It's my birthday today. The last one with a five in front of it unless I happen to live for another 451 years, which seems pretty unlikely right now. I made myself a little playlist of some of my favourite music, which I thought I'd share for your delectation.
I've also been having a look at a few old videos of the False Dots. This is one of my favourites from when The False Dots played at The Purple Turtle in Camden Town.
A very live, full of energy rendition of a night when the band were really on great form. Music has been a massive part of my life. I had the honour to be associated with the Edgware Community Festival yesterday, there was some awesome live music. In truth, the weather could have been kinder, but after the skies cleared yesterday, there was a nice crowd for the end of the festival. It was great to hear some great live music from local artists.
Small community festivals are not and should not try and be Glastonbury. They are an opportunity for locals to enjoy the day with their friends and their community. It is good that Barnet Council are trying to do something. There are plenty of great local festivals and community events, which hopefully will benefit from this new approach. We hope to stage the Mill Hill Music Festival next year, I'm already looking forward to it.
As you get older, birthdays are times of reflection, of times gone by and people who are no longer around. The first birthday I can recall was my 4th. I wasn't at school. Various cousins and kids from up the road turned up. I can remember that the highlight was when mum dished out the trifle. I sort of recall a game of pass the parcel and that at the end my mum said "Never again". She was true to her word. The next birthday party I had, I organised myself when I was 18. It was a slightly more raucous event at the studios.
Another birthday that comes to mind is 2008. I was in San Francisco. Three weeks before, I'd been in Lourdes with my mum, who was 85 and in poor health. It was nice to spend time together and during the week, she visibly perked up. We returned and I headed out to the USA with my wife and children. A week later, we got a phonecall to say she'd had a massive stroke. I was debating whether to fly back in the morning, it was the middle of the night, when the call came saying that she'd died. My family urged me to stay, they made the arrangements for the funeral later in August. We had a rather muted celebration. I wasn't in the mood, I realised that I'd never share another birthday with my Mum. Despite the fact that she was frail, unhappy and ready to move on to whatever follows, my thoughts often turn to her on this day, with sadness. I do miss her, I'd nip up most nights and have a Guinness with her after work.

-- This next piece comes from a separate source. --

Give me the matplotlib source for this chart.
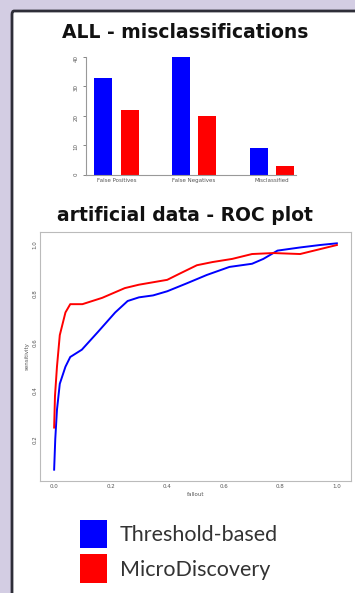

The last year and a half has been strange, I've never felt less like celebrating and less sociable on my Birthday. I've always loved a big birthday party or a trip abroad. This year, I'd have a can of IPA in the shed with the dog if I had my way, but it seems that is not acceptable behaviour, according to the powers that be in our house. I hope I get my party mojo back for next year, the 'big one'. I'm tempted to hire an open top bus and get it to drive around London with all my friends and family, whilst playing False Dots numbers on the top at key locations. Either that or do a Sex Pistols and hire a river boat to play on. This year though.